Nama Kiai As’ad juga tidak asing bagi kalangan pemerhati sejarah kemerdekaan Indonesia. Beliau adalah salah satu pelopor dalam pergerakan kemerdekaan, khususnya bagi kalangan santri. Beberapa jejak perjuangannya dinapak-tilasi dan abadi di ingatan banyak orang. Di antaranya adalah misi melucuti senjata penjajah di Jember, dan Bondowoso. Karena itu, tidak heran bila Pak Harto, Presiden RI kedua pernah datang ke Ponpes Salafiyah Syafi’iyah Sukorejo, Situbondo untuk bertemu beliau. Terhitung sejak tahun 2016, Kiai As’ad resmi diangkat sebagai salah satu pahlawan nasional.
Bila dibandingkan, memang sedikit berbeda antara sosok Kiai As’ad yang terdengar di luar, dengan apa yang dikenal oleh kalangan santrinya sendiri. Selain yang telah disebutkan tadi, santri beliau lebih mengenalnya sebagai sosok Kiai Kharismatik yang concern dengan ekologi dan kebersihan lingkungan, terutama dalam Pondok Pesantren.
Begitu kharismatiknya beliau, hingga ketika itu hanya ada satu Kiai di pondok. Manakala disebut kiai, maka yang dimaksud adalah KHR. As’ad Syamsul Arifin. Deretan guru alim lainnya yang juga memiliki garis keturunan kiai disebut dengan gelar Syaikh, seperti Syaikh Dhofir, maksudnya adalah KH. Dhofir Munawwar, Syaikh Thoha, maksudnya adalah KH. Thoha.
Kiai As’ad sebagai sosok pemerhati lingkungan juga tak kalah populer di kalangan santri. Setiap pagi dan petang beliau mengontrol sendiri keadaan pesantren.

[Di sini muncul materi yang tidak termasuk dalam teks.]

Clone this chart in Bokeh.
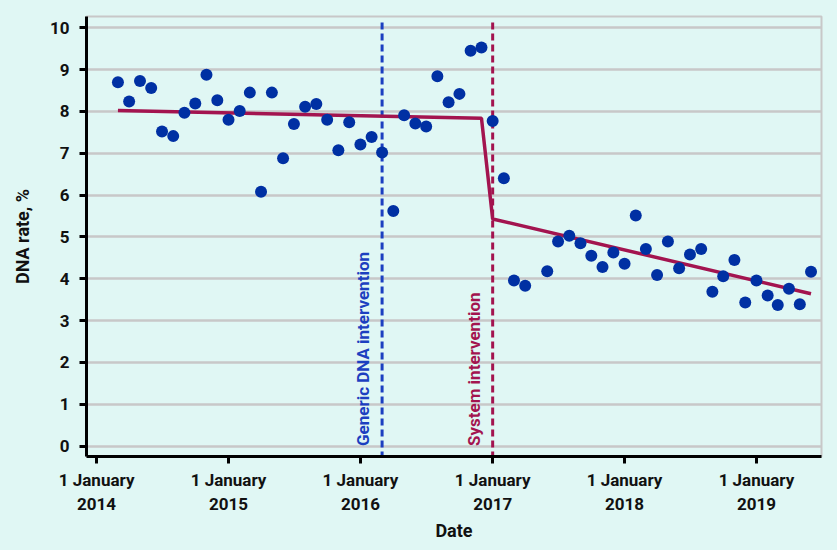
import pandas as pd
from bokeh.plotting import figure
from bokeh.models import Range1d, FixedTicker, CustomJSTickFormatter, ColumnDataSource
from bokeh.embed import file_html
from bokeh.resources import INLINE
from bokeh.core.properties import value
import math

# ---- data ----
period1 = pd.date_range("2014-03-01", "2017-04-01", freq="MS")
period2 = pd.date_range("2017-06-01", "2019-06-01", freq="MS")
dna_dates = list(period1) + list(period2)
dna_rate = [
    8.70, 8.24, 8.73, 8.56, 7.52, 7.41, 7.97, 8.19, 8.88, 8.27,            # 2014 Mar-Dec
    7.80, 8.01, 8.45, 6.08, 8.45, 6.88, 7.70, 8.11, 8.18, 7.80, 7.07, 7.74,  # 2015
    7.21, 7.39, 7.02, 5.62, 7.91, 7.71, 7.64, 8.84, 8.22, 8.42, 9.45, 9.53,  # 2016
    7.77, 6.40, 3.96, 3.83,                                                # 2017 Jan-Apr
    4.18, 4.89, 5.03, 4.85, 4.55, 4.28, 4.63,                              # 2017 Jun-Dec
    4.36, 5.51, 4.71, 4.09, 4.89, 4.25, 4.58, 4.71, 3.69, 4.06, 4.45, 3.43,  # 2018
    3.96, 3.60, 3.37, 3.76, 3.39, 4.17,                                    # 2019 Jan-Jun
]
trend_dates = pd.to_datetime(["2014-03-01", "2016-12-01", "2017-01-01", "2019-06-01"])
trend_rate = [8.02, 7.84, 5.43, 3.64]

interventions = ["Generic DNA intervention", "System intervention"]
intervention_dates = pd.to_datetime(["2016-03-01", "2017-01-01"])
intervention_colors = ["#1c3fc0", "#a3144f"]

year_ticks = pd.to_datetime(["2014-01-01", "2015-01-01", "2016-01-01",
                             "2017-01-01", "2018-01-01", "2019-01-01"])
y_ticks = [0, 1, 2, 3, 4, 5, 6, 7, 8, 9, 10]

BG = "#e0f7f4"
FONT = "Roboto"

def ms(ts):
    return pd.Timestamp(ts).value / 1e6

p = figure(frame_width=735, frame_height=440, x_axis_type="datetime",
           output_backend="svg", toolbar_location=None,
           x_range=Range1d(ms("2013-12-04"), ms("2019-06-30")),
           y_range=Range1d(-0.25, 10.27),
           min_border_left=86, min_border_right=16, min_border_top=16, min_border_bottom=94)

p.background_fill_color = BG
p.border_fill_color = BG
p.outline_line_color = "#c8c8c8"
p.outline_line_width = 2

# grid
p.xgrid.visible = False
p.ygrid.grid_line_color = "#c8c8c8"
p.ygrid.grid_line_width = 2.5

# axes
p.yaxis.ticker = FixedTicker(ticks=y_ticks)
p.xaxis.ticker = FixedTicker(ticks=[ms(t) for t in year_ticks])
p.xaxis.formatter = CustomJSTickFormatter(code="""
const d = new Date(tick);
return "1 January\\n" + d.getUTCFullYear();
""")
for ax in (p.xaxis[0], p.yaxis[0]):
    ax.axis_line_color = "black"
    ax.axis_line_width = 3
    ax.major_tick_line_color = "black"
    ax.major_tick_line_width = 3
    ax.major_tick_out = 7
    ax.major_tick_in = 0
    ax.minor_tick_line_color = None
    ax.major_label_text_font = FONT
    ax.major_label_text_font_style = "bold"
    ax.major_label_text_font_size = "17px"
    ax.major_label_text_color = "#111111"
    ax.axis_label_text_font = FONT
    ax.axis_label_text_font_style = "bold"
    ax.axis_label_text_font_size = "18px"
    ax.axis_label_text_color = "#111111"

p.yaxis.axis_label = "DNA rate, %"
p.yaxis.major_label_standoff = 10
p.yaxis.axis_label_standoff = 14
p.xaxis.axis_label = "Date"
p.xaxis.major_label_standoff = 6
p.xaxis.axis_label_standoff = 3

# intervention lines
for name, d, c in zip(interventions, intervention_dates, intervention_colors):
    p.segment(x0=[d], y0=[-0.3], x1=[d], y1=[10.15], line_color=c,
              line_width=3, line_dash="7 4")
    p.text(x=[d], y=[0], text=[name], angle=math.pi / 2,
           text_align="left", text_baseline="middle", x_offset=-19,
           text_color=c, text_font=value(FONT), text_font_size="17px",
           text_font_style="bold")

# trend line
p.line(x=trend_dates, y=trend_rate, line_color="#a3144f", line_width=3.5)

# points
src = ColumnDataSource(dict(x=dna_dates, y=dna_rate))
p.scatter(x="x", y="y", source=src, size=12, fill_color="#0030a3",
          line_color=None)

html = file_html(p, INLINE)
html = html.replace("</head>", "<style>html, body { background-color: %s; }</style></head>" % BG, 1)
open("out.html", "w").write(html)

Berkeliling pondok, melihat setiap sudut pondok, hal utama yang beliau perhatikan adalah kebersihan, pembuangan sampah dan sisa-sisa bahan bangunan pondok yang tercecer.

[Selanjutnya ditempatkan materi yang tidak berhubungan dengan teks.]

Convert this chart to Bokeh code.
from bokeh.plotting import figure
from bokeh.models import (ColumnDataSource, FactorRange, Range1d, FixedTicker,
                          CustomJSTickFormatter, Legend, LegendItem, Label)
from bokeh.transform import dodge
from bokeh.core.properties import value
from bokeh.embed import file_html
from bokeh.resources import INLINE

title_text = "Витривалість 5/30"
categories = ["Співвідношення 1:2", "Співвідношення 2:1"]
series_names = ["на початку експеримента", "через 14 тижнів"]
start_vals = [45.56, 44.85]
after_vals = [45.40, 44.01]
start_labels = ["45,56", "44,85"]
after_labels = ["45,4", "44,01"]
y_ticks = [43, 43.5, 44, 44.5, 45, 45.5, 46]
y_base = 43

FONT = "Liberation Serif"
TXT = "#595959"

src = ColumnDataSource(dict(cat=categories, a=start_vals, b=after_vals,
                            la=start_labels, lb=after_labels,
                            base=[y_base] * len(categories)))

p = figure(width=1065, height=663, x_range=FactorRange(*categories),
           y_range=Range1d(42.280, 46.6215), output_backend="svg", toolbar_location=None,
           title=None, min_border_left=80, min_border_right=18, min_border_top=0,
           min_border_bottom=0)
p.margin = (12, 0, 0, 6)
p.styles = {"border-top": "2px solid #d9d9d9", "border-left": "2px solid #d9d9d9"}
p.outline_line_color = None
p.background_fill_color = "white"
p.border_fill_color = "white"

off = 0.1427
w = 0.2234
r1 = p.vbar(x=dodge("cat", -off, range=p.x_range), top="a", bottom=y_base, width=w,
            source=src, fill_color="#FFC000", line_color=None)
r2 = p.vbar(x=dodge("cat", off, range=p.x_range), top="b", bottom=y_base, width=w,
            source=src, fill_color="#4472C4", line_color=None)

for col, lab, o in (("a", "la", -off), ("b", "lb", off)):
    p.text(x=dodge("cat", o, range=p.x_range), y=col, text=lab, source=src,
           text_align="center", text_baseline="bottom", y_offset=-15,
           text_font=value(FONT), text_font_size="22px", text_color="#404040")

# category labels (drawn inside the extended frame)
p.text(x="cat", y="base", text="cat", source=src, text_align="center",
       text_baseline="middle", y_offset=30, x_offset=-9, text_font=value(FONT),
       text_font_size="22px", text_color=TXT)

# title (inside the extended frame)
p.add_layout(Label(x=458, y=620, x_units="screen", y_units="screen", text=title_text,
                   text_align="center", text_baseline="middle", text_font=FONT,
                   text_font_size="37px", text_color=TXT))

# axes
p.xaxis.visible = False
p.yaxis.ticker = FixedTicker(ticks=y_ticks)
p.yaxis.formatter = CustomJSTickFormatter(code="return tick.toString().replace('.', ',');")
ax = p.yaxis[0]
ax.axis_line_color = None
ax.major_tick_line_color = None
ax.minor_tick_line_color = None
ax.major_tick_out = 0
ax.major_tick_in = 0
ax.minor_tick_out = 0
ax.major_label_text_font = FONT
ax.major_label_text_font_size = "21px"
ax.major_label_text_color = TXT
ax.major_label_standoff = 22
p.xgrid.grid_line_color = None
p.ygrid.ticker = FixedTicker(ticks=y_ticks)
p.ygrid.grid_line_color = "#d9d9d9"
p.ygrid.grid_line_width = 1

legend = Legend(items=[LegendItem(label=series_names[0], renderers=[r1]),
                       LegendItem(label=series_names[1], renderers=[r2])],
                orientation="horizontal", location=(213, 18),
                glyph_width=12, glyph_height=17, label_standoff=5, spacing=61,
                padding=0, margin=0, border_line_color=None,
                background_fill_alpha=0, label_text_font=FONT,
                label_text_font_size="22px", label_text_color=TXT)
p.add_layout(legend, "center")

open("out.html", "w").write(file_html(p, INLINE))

Menurut cerita yang sampai dari santri sepuh yang menututi beliau, Kiai As’ad membawa cetok sendiri, mengontrol keliling pondok untuk membenahi sisa-sisa bangunan dan membersihkan lingkungan sekitar. “Engko’ gheliek ngabase rombu”, “aku tidak nyaman melihat sampah”, kurang lebih begitu terjemahan kalimat petuah Kiai As’ad seputar lingkungan untuk mengajarkan santrinya akan kebersihan.

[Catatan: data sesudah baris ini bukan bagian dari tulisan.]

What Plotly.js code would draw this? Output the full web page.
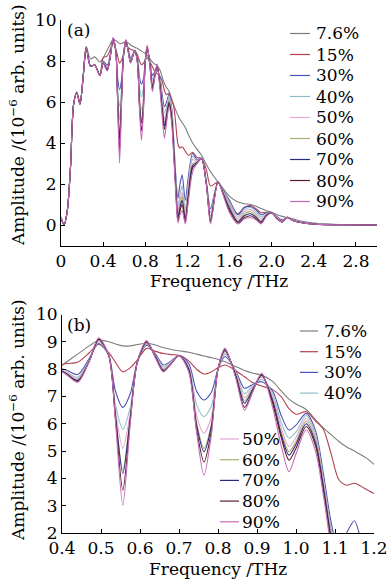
<!DOCTYPE html>
<html><head><meta charset="utf-8">
<script src="https://cdn.plot.ly/plotly-3.0.1.min.js"></script>
<style>html,body{margin:0;padding:0;background:#fff}#chart{width:391px;height:580px}</style>
</head><body><div id="chart"></div>
<script>
// Frequency grid (THz)
const freq = [0,0.03,0.06,0.09,0.12,0.15,0.18,0.21,0.24,0.28,0.32,0.37,0.40,0.44,0.47,0.494,0.52,0.537,0.556,0.575,0.593,0.617,0.64,0.66,0.68,0.70,0.725,0.745,0.764,0.783,0.80,0.818,0.845,0.868,0.89,0.912,0.94,0.962,0.982,1.0,1.026,1.05,1.07,1.09,1.11,1.13,1.15,1.18,1.21,1.25,1.29,1.334,1.38,1.42,1.49,1.55,1.60,1.68,1.74,1.80,1.85,1.90,1.95,2.00,2.05,2.10,2.15,2.20,2.30,2.40,2.50,2.70,3.00];
// Amplitude (10^-6 arb. units) per series
const s7_6 = [0.35,0.02,0.7,2.8,5.9,6.5,6.0,7.3,8.7,8.1,8.2,7.95,8.15,8.55,8.85,9.06,9.0,8.92,8.85,8.85,8.9,8.95,8.88,8.78,8.72,8.67,8.62,8.55,8.48,8.42,8.36,8.27,8.1,7.95,7.85,7.78,7.55,7.2,6.9,6.72,6.52,6.15,5.85,5.6,5.35,5.15,5.0,4.75,4.4,4.0,3.7,3.4,2.95,2.6,2.1,1.7,1.4,1.12,1.04,1.0,0.92,0.8,0.7,0.62,0.5,0.42,0.36,0.3,0.17,0.1,0.06,0.02,0.0];
const s15 = [0.35,0.02,0.7,2.8,5.9,6.45,5.9,7.2,8.65,7.75,7.8,7.3,8.15,8.25,8.6,8.91,8.6,8.25,7.9,8.05,8.33,8.76,8.65,8.57,8.53,8.51,8.3,8.0,7.82,7.9,8.05,8.15,7.95,7.72,7.5,7.38,7.25,6.99,6.55,6.35,6.44,6.1,5.8,4.9,3.95,3.75,3.82,3.6,3.4,3.55,3.3,3.25,2.7,1.9,2.1,1.5,1.0,0.55,0.85,0.95,0.8,0.6,0.62,0.6,0.4,0.25,0.35,0.25,0.12,0.06,0.03,0.01,0];
const s30 = [0.35,0.02,0.7,2.8,5.9,6.45,5.9,7.2,8.65,7.75,7.8,7.3,8.0,7.8,8.4,8.94,8.5,7.2,6.6,7.1,8.25,8.88,8.55,8.15,8.3,8.5,8.2,7.2,6.87,7.15,8.0,8.46,7.95,7.3,7.45,7.54,7.2,6.3,5.77,5.95,6.38,5.75,4.2,2.4,1.3,2.0,2.45,1.2,2.4,3.5,3.2,3.25,2.1,0.8,2.1,1.6,1.2,0.5,0.85,0.9,0.75,0.5,0.58,0.6,0.4,0.2,0.38,0.25,0.12,0.06,0.03,0.01,0];
const s40 = [0.35,0.02,0.7,2.8,5.9,6.45,5.9,7.2,8.65,7.75,7.8,7.3,7.95,7.7,8.35,9.0,8.5,6.7,5.8,6.6,8.25,8.92,8.5,8.08,8.28,8.5,8.1,6.7,6.26,6.65,8.0,8.55,7.9,7.1,7.4,7.62,7.1,6.05,5.47,5.7,6.3,5.6,4.0,2.15,0.9,1.5,1.9,0.8,2.1,3.35,3.15,3.25,2.05,0.6,2.1,1.55,1.1,0.4,0.75,0.85,0.65,0.4,0.55,0.6,0.38,0.18,0.38,0.25,0.12,0.06,0.03,0.01,0];
const s50 = [0.35,0.02,0.7,2.8,5.9,6.45,5.9,7.2,8.65,7.75,7.8,7.3,7.95,7.65,8.3,9.05,8.5,6.5,5.1,6.4,8.25,8.96,8.48,8.02,8.25,8.5,8.05,6.3,5.65,6.25,8.0,8.6,7.9,6.95,7.35,7.7,7.0,5.85,5.16,5.5,6.2,5.5,3.9,2.0,0.7,1.2,1.6,0.6,1.9,3.2,3.1,3.25,2.0,0.45,2.1,1.5,1.0,0.3,0.65,0.75,0.55,0.3,0.52,0.6,0.36,0.17,0.38,0.24,0.11,0.05,0.03,0.01,0];
const s60 = [0.35,0.02,0.7,2.8,5.9,6.45,5.9,7.2,8.65,7.75,7.8,7.3,7.92,7.6,8.3,9.1,8.5,6.35,4.3,6.25,8.25,9.0,8.46,7.98,8.22,8.5,8.0,6.05,5.1,6.0,8.0,8.65,7.85,6.85,7.3,7.75,6.9,5.7,4.98,5.35,6.1,5.4,3.8,1.9,0.5,1.0,1.4,0.4,1.7,3.0,3.05,3.25,2.0,0.35,2.1,1.45,0.9,0.2,0.55,0.65,0.45,0.2,0.5,0.6,0.34,0.16,0.38,0.23,0.1,0.05,0.02,0.01,0];
const s70 = [0.35,0.02,0.7,2.8,5.9,6.45,5.9,7.2,8.65,7.75,7.8,7.3,7.9,7.58,8.3,9.1,8.5,6.3,4.18,6.2,8.25,9.0,8.45,7.95,8.2,8.5,8.0,5.95,4.98,5.9,8.0,8.68,7.8,6.75,7.28,7.78,6.85,5.6,4.85,5.25,6.0,5.3,3.7,1.8,0.35,0.85,1.2,0.3,1.5,2.9,3.05,3.25,2.0,0.25,2.1,1.4,0.8,0.15,0.45,0.55,0.38,0.15,0.48,0.6,0.32,0.15,0.38,0.22,0.1,0.05,0.02,0.01,0];
const s80 = [0.35,0.02,0.7,2.8,5.9,6.45,5.9,7.2,8.65,7.75,7.8,7.3,7.9,7.55,8.3,9.1,8.5,6.2,3.57,6.1,8.25,9.0,8.42,7.92,8.2,8.5,7.95,5.8,4.6,5.75,8.0,8.72,7.75,6.6,7.22,7.82,6.75,5.5,4.67,5.1,5.9,5.2,3.6,1.7,0.2,0.7,1.0,0.15,1.4,2.8,3.0,3.25,2.0,0.15,2.1,1.35,0.7,0.1,0.35,0.45,0.3,0.1,0.45,0.6,0.3,0.15,0.38,0.22,0.1,0.05,0.02,0.01,0];
const s90 = [0.35,0.02,0.7,2.8,5.9,6.45,5.9,7.2,8.65,7.75,7.8,7.3,7.88,7.52,8.3,9.15,8.5,6.1,3.02,6.0,8.25,9.05,8.4,7.9,8.2,8.5,7.9,5.7,4.12,5.6,8.0,8.76,7.7,6.5,7.2,7.85,6.6,5.2,4.24,4.9,5.77,5.0,3.4,1.5,0.1,0.5,0.7,0.05,1.2,2.6,3.0,3.25,2.0,0.05,2.1,1.3,0.6,0.05,0.3,0.35,0.25,0.05,0.42,0.6,0.3,0.15,0.38,0.22,0.1,0.05,0.02,0.01,0];
const seriesNames = ['7.6%','15%','30%','40%','50%','60%','70%','80%','90%'];
const seriesData = [s7_6,s15,s30,s40,s50,s60,s70,s80,s90];
// tick labels
const xTicksA = [0,0.4,0.8,1.2,1.6,2.0,2.4,2.8];
const xTickTextA = ['0','0.4','0.8','1.2','1.6','2.0','2.4','2.8'];
const yTicksA = [0,2,4,6,8,10];
const xTicksB = [0.4,0.5,0.6,0.7,0.8,0.9,1.0,1.1,1.2];
const xTickTextB = ['0.4','0.5','0.6','0.7','0.8','0.9','1.0','1.1','1.2'];
const yTicksB = [2,3,4,5,6,7,8,9,10];

const colors = ['#7d7d7d','#b3404c','#5050b4','#8fc0c8','#e6a6cf','#a9b06c','#2b2b7c','#5c1c2c','#c46cba'];
const FONT = 'DejaVu Serif, serif';
const W = 391, H = 580, ML = 61, MR = 14, MT = 20, MB = 47;
const PW = W - ML - MR, PH = H - MT - MB;
const X = px => (px - ML) / PW;
const Y = py => (H - MB - py) / PH;

const traces = [];
seriesData.forEach((d, i) => {
  const ln = {color: colors[i], width: 1.1, shape: 'spline', smoothing: 0.8};
  traces.push({x: freq, y: d, name: seriesNames[i], type: 'scatter', mode: 'lines', line: ln, xaxis: 'x', yaxis: 'y', showlegend: false, hoverinfo: 'skip'});
  traces.push({x: freq, y: d, name: seriesNames[i], type: 'scatter', mode: 'lines', line: ln, xaxis: 'x2', yaxis: 'y2', showlegend: false, hoverinfo: 'skip'});
});

const axCommon = {showline: true, linecolor: '#000', linewidth: 1, ticks: 'inside', ticklen: 4, tickcolor: '#000', showgrid: false, zeroline: false, mirror: false, automargin: false, tickfont: {family: FONT, size: 17, color: '#000'}};

const annotations = [];
const shapes = [];
function legendItem(i, lx0, lx1, tx, ty) {
  shapes.push({type: 'line', xref: 'paper', yref: 'paper', x0: X(lx0), x1: X(lx1), y0: Y(ty), y1: Y(ty), line: {color: colors[i], width: 1.2}});
  annotations.push({xref: 'paper', yref: 'paper', x: X(tx), y: Y(ty), xanchor: 'left', yanchor: 'middle', text: seriesNames[i], showarrow: false, font: {family: FONT, size: 17, color: '#000'}});
}
seriesNames.forEach((n, i) => legendItem(i, 290, 310, 314, 33.5 + 21 * i));
for (let i = 0; i < 4; i++) legendItem(i, 300, 318, 322, 331 + 20.7 * i);
for (let i = 4; i < 9; i++) legendItem(i, 220, 239, 240, 439 + 20.7 * (i - 4));

const ytitle = 'Amplitude /(10<sup>−6</sup> arb. units)';
annotations.push({xref: 'paper', yref: 'paper', x: X(17), y: Y(125), text: ytitle, textangle: -90, showarrow: false, xanchor: 'center', yanchor: 'middle', font: {family: FONT, size: 17, color: '#000'}});
annotations.push({xref: 'paper', yref: 'paper', x: X(17), y: Y(420), text: ytitle, textangle: -90, showarrow: false, xanchor: 'center', yanchor: 'middle', font: {family: FONT, size: 17, color: '#000'}});
annotations.push({xref: 'paper', yref: 'paper', x: X(219), y: Y(281), text: 'Frequency /THz', showarrow: false, xanchor: 'center', yanchor: 'middle', font: {family: FONT, size: 17, color: '#000'}});
annotations.push({xref: 'paper', yref: 'paper', x: X(218), y: Y(569), text: 'Frequency /THz', showarrow: false, xanchor: 'center', yanchor: 'middle', font: {family: FONT, size: 17, color: '#000'}});
annotations.push({xref: 'paper', yref: 'paper', x: X(65), y: Y(30), text: '(a)', showarrow: false, xanchor: 'left', yanchor: 'middle', font: {family: FONT, size: 17, color: '#000'}});
annotations.push({xref: 'paper', yref: 'paper', x: X(65), y: Y(325), text: '(b)', showarrow: false, xanchor: 'left', yanchor: 'middle', font: {family: FONT, size: 17, color: '#000'}});

const layout = {
  width: W, height: H,
  margin: {l: ML, r: MR, t: MT, b: MB, pad: 0},
  paper_bgcolor: '#fff', plot_bgcolor: '#fff',
  showlegend: false,
  font: {family: FONT, size: 17, color: '#000'},
  xaxis: Object.assign({}, axCommon, {domain: [0, 1], range: [0, 3.0], tickvals: xTicksA, ticktext: xTickTextA, anchor: 'y'}),
  yaxis: Object.assign({}, axCommon, {domain: [Y(245.5), 1], range: [-1, 10], tickvals: yTicksA, anchor: 'x'}),
  xaxis2: Object.assign({}, axCommon, {domain: [X(62), X(374)], range: [0.4, 1.2], tickvals: xTicksB, ticktext: xTickTextB, anchor: 'y2'}),
  yaxis2: Object.assign({}, axCommon, {domain: [0, Y(314.5)], range: [2, 10], tickvals: yTicksB, anchor: 'x2'}),
  annotations: annotations,
  shapes: shapes
};
Plotly.newPlot('chart', traces, layout, {staticPlot: true, displayModeBar: false});
</script></body></html>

Pada beliau juga terlihat sosok yang mengkolaborasikan pemerhati lingkungan dengan sosok yang mencintai Baginda Nabi Muhammad SAW. Setiap tahun dalam penyambutan acara maulid Nabi, beliau juga mengadakan pesta kebersihan yang dikemas dengan lomba kebersihan asrama. Tak heran, semua santri begitu semangat berlomba-lomba membersihkan lingkungan dan merehabilitasi asrama sebagus mungkin. Dengan keyakinan bahwa Nabi Muhammad saw. akan rauh saat acara maulid. Meski mereka tidak melihat nabi dengan nyata, rasa malu timbul sendirinya bila kedatangan sosok agung sementara kondisi lingkungannya tidak karuan.
Hal lain yang mengindikasikan bahwa Kiai As’ad memiliki perhatian khusus pada kebersihan lingkungan adalah membuat pengurus khusus untuk membersihkan lingkungan pesantren, halaman, jeding, dan tempat ngaji dan ibadah. Tidak berhenti di situ, tatkala beliau melarang madrasah untuk libur selama lebih dari tiga hari –untuk mengajarkan bahwa mengaji adalah nilai prinsip santri-, beliau memberi aturan khusus bagi petugas kebersihan tersebut. Bukan dengan predikat izin dalam absensi madrasah, melainkan dengan status “tugas” dan ini dianggap hadir, sama dengan santri lainnya yang masuk kelas.
Begitu kuat pengajaran dan teladan beliau pada santrinya tentang kebersihan, hingga para santri fanatik bahwa nilai khidmat yang meniscayakan manfaat dan keberkahan ilmu diukur dengan intensitas menyapu, menguras jeding, dan memungut sampah dalam rangka menciptakan suasana yang nyaman bagi santri untuk mengaji.
Bila dicocokkan dengan sumber otoritatif Islam, Kiai As’ad -dengan teladan dan pengajaran beliau tentang kebersihan lingkungan- adalah representasi dari hadis Nabi yang memerintahkan sahabat untuk membersihkan lingkungan:
طَهِّرُوْا أَفْنِيَتَكُمْ، فَإِنَّ الْيَهُوْدَ لاَ تُطَهِّرُ أَفْنِيَتَهَا
“Bersihkan lingkungan kalian, karena sesungguhnya orang yahudi tidak akan membersihkan halaman-halamannya”.
‘Ala kulli hal, bila kita masih gengsi dan canggung untuk memerhatikan lingkungan alam sekitar, maka segera sadar bahwa jiwa besar Pahlawan Nasional seperti Kiai As’ad penuh dengan teladan pengajaran seputar kebersihan dan kenyamanan lingkungan alam.